**WHAT YOU ARE ASKED TO DO**
Your task is to copy the listing exactly. Drop any pictures from the copy.

— Start DATA EXTRACT —

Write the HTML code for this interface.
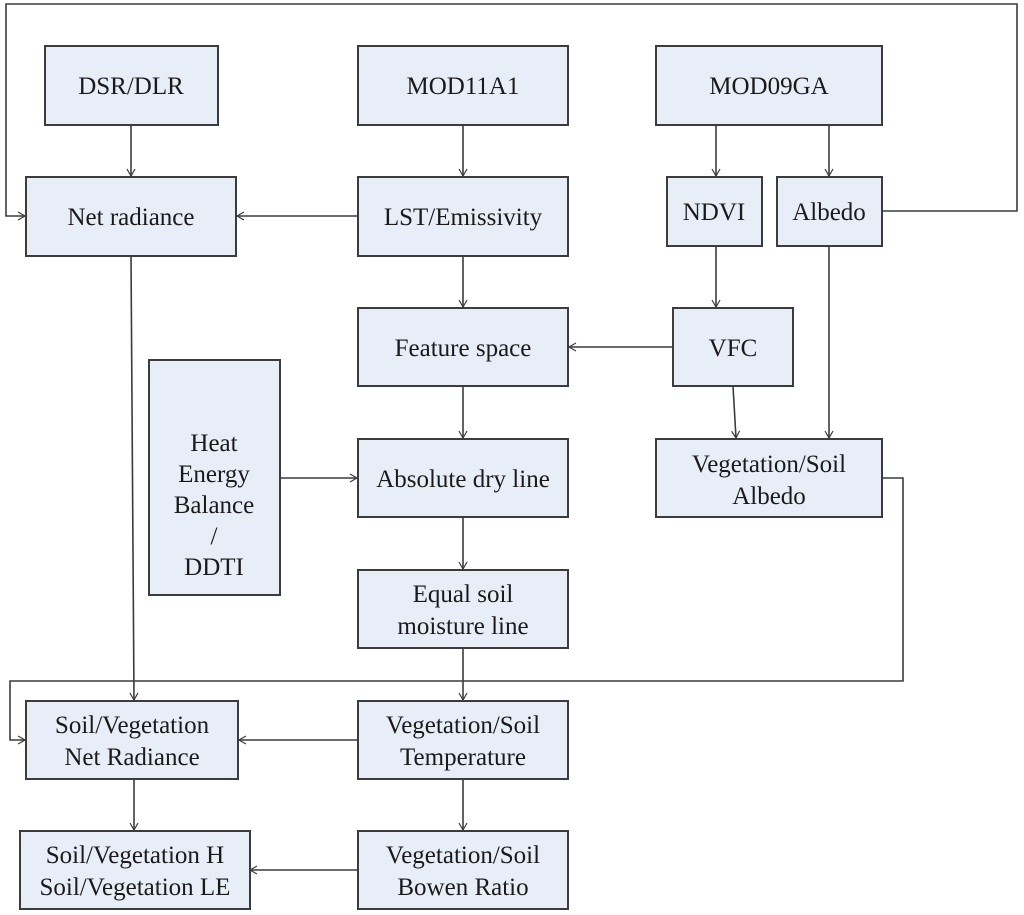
<!DOCTYPE html>
<html><head><meta charset="utf-8"><style>
html,body{margin:0;padding:0;background:#fff;}
svg{display:block;}
text{font-family:"Liberation Serif",serif;font-size:25px;fill:#1a1a1a;text-anchor:middle;}
rect{fill:#e8eef8;stroke:#3c3c3c;stroke-width:2;}
line,polyline{stroke:#3c3c3c;stroke-width:1.6;fill:none;}
</style></head><body>
<svg width="1024" height="915" viewBox="0 0 1024 915" xmlns="http://www.w3.org/2000/svg">
<defs><marker id="a" markerWidth="10" markerHeight="10" refX="9" refY="5" orient="auto" markerUnits="userSpaceOnUse"><polyline points="2,1 9,5 2,9" style="stroke:#3c3c3c;stroke-width:1.2;fill:none"/></marker></defs>
<polyline points="882,211 1017,211 1017,4 6,4 6,216 25,216" marker-end="url(#a)"/>
<line x1="131" y1="125" x2="131" y2="176" marker-end="url(#a)"/>
<line x1="463" y1="125" x2="463" y2="176" marker-end="url(#a)"/>
<line x1="716" y1="125" x2="716" y2="176" marker-end="url(#a)"/>
<line x1="829" y1="125" x2="829" y2="176" marker-end="url(#a)"/>
<line x1="358" y1="216" x2="237" y2="216" marker-end="url(#a)"/>
<line x1="463" y1="256" x2="463" y2="307" marker-end="url(#a)"/>
<line x1="716" y1="246" x2="716" y2="307" marker-end="url(#a)"/>
<line x1="673" y1="347" x2="569" y2="347" marker-end="url(#a)"/>
<line x1="733" y1="386" x2="736" y2="438" marker-end="url(#a)"/>
<line x1="829" y1="246" x2="829" y2="438" marker-end="url(#a)"/>
<line x1="463" y1="386" x2="463" y2="438" marker-end="url(#a)"/>
<line x1="280" y1="478" x2="357" y2="478" marker-end="url(#a)"/>
<line x1="463" y1="517" x2="463" y2="569" marker-end="url(#a)"/>
<line x1="463" y1="648" x2="463" y2="700" marker-end="url(#a)"/>
<line x1="131" y1="256" x2="134" y2="700" marker-end="url(#a)"/>
<polyline points="882,478 903,478 903,681 10,681 10,740 25,740" marker-end="url(#a)"/>
<line x1="358" y1="740" x2="239" y2="740" marker-end="url(#a)"/>
<line x1="134" y1="779" x2="134" y2="830" marker-end="url(#a)"/>
<line x1="463" y1="779" x2="463" y2="830" marker-end="url(#a)"/>
<line x1="358" y1="870" x2="250" y2="870" marker-end="url(#a)"/>
<rect x="45" y="46" width="173" height="79"/><text x="131" y="94">DSR/DLR</text>
<rect x="358" y="46" width="210" height="79"/><text x="463" y="94">MOD11A1</text>
<rect x="656" y="46" width="226" height="79"/><text x="769" y="94">MOD09GA</text>
<rect x="26" y="177" width="210" height="79"/><text x="131" y="225">Net radiance</text>
<rect x="358" y="177" width="210" height="79"/><text x="463" y="225">LST/Emissivity</text>
<rect x="667" y="177" width="95" height="69"/><text x="714" y="220">NDVI</text>
<rect x="777" y="177" width="105" height="69"/><text x="829" y="220">Albedo</text>
<rect x="358" y="308" width="210" height="78"/><text x="463" y="356">Feature space</text>
<rect x="673" y="308" width="120" height="78"/><text x="733" y="356">VFC</text>
<rect x="149" y="360" width="131" height="235"/>
<text x="214" y="451">Heat</text><text x="214" y="482">Energy</text><text x="214" y="513">Balance</text><text x="214" y="544">/</text><text x="214" y="575">DDTI</text>
<rect x="358" y="439" width="210" height="78"/><text x="463" y="487">Absolute dry line</text>
<rect x="656" y="439" width="226" height="78"/><text x="769" y="472">Vegetation/Soil</text><text x="769" y="504">Albedo</text>
<rect x="358" y="570" width="210" height="78"/><text x="463" y="602">Equal soil</text><text x="463" y="634">moisture line</text>
<rect x="26" y="701" width="212" height="78"/><text x="132" y="733">Soil/Vegetation</text><text x="132" y="765">Net Radiance</text>
<rect x="358" y="701" width="210" height="78"/><text x="463" y="733">Vegetation/Soil</text><text x="463" y="765">Temperature</text>
<rect x="20" y="831" width="230" height="78"/><text x="135" y="863">Soil/Vegetation H</text><text x="135" y="895">Soil/Vegetation LE</text>
<rect x="358" y="831" width="210" height="78"/><text x="463" y="863">Vegetation/Soil</text><text x="463" y="895">Bowen Ratio</text>
</svg>
</body></html>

— End DATA EXTRACT —

**TASK RESULT**
Write the HTML code for this interface.
<!DOCTYPE html>
<html><head><meta charset="utf-8"><style>
html,body{margin:0;padding:0;background:#fff;}
svg{display:block;}
text{font-family:"Liberation Serif",serif;font-size:25px;fill:#1a1a1a;text-anchor:middle;}
rect{fill:#e8eef8;stroke:#3c3c3c;stroke-width:2;}
line,polyline{stroke:#3c3c3c;stroke-width:1.6;fill:none;}
</style></head><body>
<svg width="1024" height="915" viewBox="0 0 1024 915" xmlns="http://www.w3.org/2000/svg">
<defs><marker id="a" markerWidth="10" markerHeight="10" refX="9" refY="5" orient="auto" markerUnits="userSpaceOnUse"><polyline points="2,1 9,5 2,9" style="stroke:#3c3c3c;stroke-width:1.2;fill:none"/></marker></defs>
<polyline points="882,211 1017,211 1017,4 6,4 6,216 25,216" marker-end="url(#a)"/>
<line x1="131" y1="125" x2="131" y2="176" marker-end="url(#a)"/>
<line x1="463" y1="125" x2="463" y2="176" marker-end="url(#a)"/>
<line x1="716" y1="125" x2="716" y2="176" marker-end="url(#a)"/>
<line x1="829" y1="125" x2="829" y2="176" marker-end="url(#a)"/>
<line x1="358" y1="216" x2="237" y2="216" marker-end="url(#a)"/>
<line x1="463" y1="256" x2="463" y2="307" marker-end="url(#a)"/>
<line x1="716" y1="246" x2="716" y2="307" marker-end="url(#a)"/>
<line x1="673" y1="347" x2="569" y2="347" marker-end="url(#a)"/>
<line x1="733" y1="386" x2="736" y2="438" marker-end="url(#a)"/>
<line x1="829" y1="246" x2="829" y2="438" marker-end="url(#a)"/>
<line x1="463" y1="386" x2="463" y2="438" marker-end="url(#a)"/>
<line x1="280" y1="478" x2="357" y2="478" marker-end="url(#a)"/>
<line x1="463" y1="517" x2="463" y2="569" marker-end="url(#a)"/>
<line x1="463" y1="648" x2="463" y2="700" marker-end="url(#a)"/>
<line x1="131" y1="256" x2="134" y2="700" marker-end="url(#a)"/>
<polyline points="882,478 903,478 903,681 10,681 10,740 25,740" marker-end="url(#a)"/>
<line x1="358" y1="740" x2="239" y2="740" marker-end="url(#a)"/>
<line x1="134" y1="779" x2="134" y2="830" marker-end="url(#a)"/>
<line x1="463" y1="779" x2="463" y2="830" marker-end="url(#a)"/>
<line x1="358" y1="870" x2="250" y2="870" marker-end="url(#a)"/>
<rect x="45" y="46" width="173" height="79"/><text x="131" y="94">DSR/DLR</text>
<rect x="358" y="46" width="210" height="79"/><text x="463" y="94">MOD11A1</text>
<rect x="656" y="46" width="226" height="79"/><text x="769" y="94">MOD09GA</text>
<rect x="26" y="177" width="210" height="79"/><text x="131" y="225">Net radiance</text>
<rect x="358" y="177" width="210" height="79"/><text x="463" y="225">LST/Emissivity</text>
<rect x="667" y="177" width="95" height="69"/><text x="714" y="220">NDVI</text>
<rect x="777" y="177" width="105" height="69"/><text x="829" y="220">Albedo</text>
<rect x="358" y="308" width="210" height="78"/><text x="463" y="356">Feature space</text>
<rect x="673" y="308" width="120" height="78"/><text x="733" y="356">VFC</text>
<rect x="149" y="360" width="131" height="235"/>
<text x="214" y="451">Heat</text><text x="214" y="482">Energy</text><text x="214" y="513">Balance</text><text x="214" y="544">/</text><text x="214" y="575">DDTI</text>
<rect x="358" y="439" width="210" height="78"/><text x="463" y="487">Absolute dry line</text>
<rect x="656" y="439" width="226" height="78"/><text x="769" y="472">Vegetation/Soil</text><text x="769" y="504">Albedo</text>
<rect x="358" y="570" width="210" height="78"/><text x="463" y="602">Equal soil</text><text x="463" y="634">moisture line</text>
<rect x="26" y="701" width="212" height="78"/><text x="132" y="733">Soil/Vegetation</text><text x="132" y="765">Net Radiance</text>
<rect x="358" y="701" width="210" height="78"/><text x="463" y="733">Vegetation/Soil</text><text x="463" y="765">Temperature</text>
<rect x="20" y="831" width="230" height="78"/><text x="135" y="863">Soil/Vegetation H</text><text x="135" y="895">Soil/Vegetation LE</text>
<rect x="358" y="831" width="210" height="78"/><text x="463" y="863">Vegetation/Soil</text><text x="463" y="895">Bowen Ratio</text>
</svg>
</body></html>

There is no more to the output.